Any particular addon you think is missing from the list there and should also be packaged and easily available? Maybe will be able to improve some of the security-UI/UX here too down the line. I'd be keen to hear your take on how this should be done better!
Regarding what addons can and do leak about you to the outside... I think you may also take interest in FF Bug 1405971. We ship a patch for that which can hopefully be upstreamed Soon (tm).
How would an extension work if it didn't have access to the website you're browsing?
What would a safe extension model look like to you?
At some point, you have to implicitly trust someone unless you audit every line of code (or write it yourself) and build everything from source that you run.
Not just the web. Last time I installed Backdrops on my phone (a nice wallpaper app), you would literally approve hundreds of uses of your data when you press Consent. Even if you choose to manage choices, 200 'legitimate interest' options are enabled by default. Even when you are a paying Pro user. Data used includes location data.

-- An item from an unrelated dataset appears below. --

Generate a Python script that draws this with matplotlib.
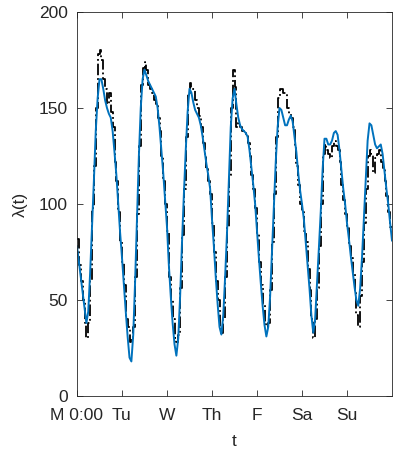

What makes it worse is that a substantial portion of users block web trackers through an adblocker. However on phones, unless you have a rooted phone or use some DNS-based blocker, all these analytics get uploaded without restraint.
Atm I use Firefox with uBlock which blocks the cookie banners, but Firefox's extension model is broken, and every single extension provides 100% access to my websites to whoever controls the extension. I don't like it.
Some browsers (e.g. Vanadium, Vivaldi) have a built-in adblocker, so you have to trust one party less.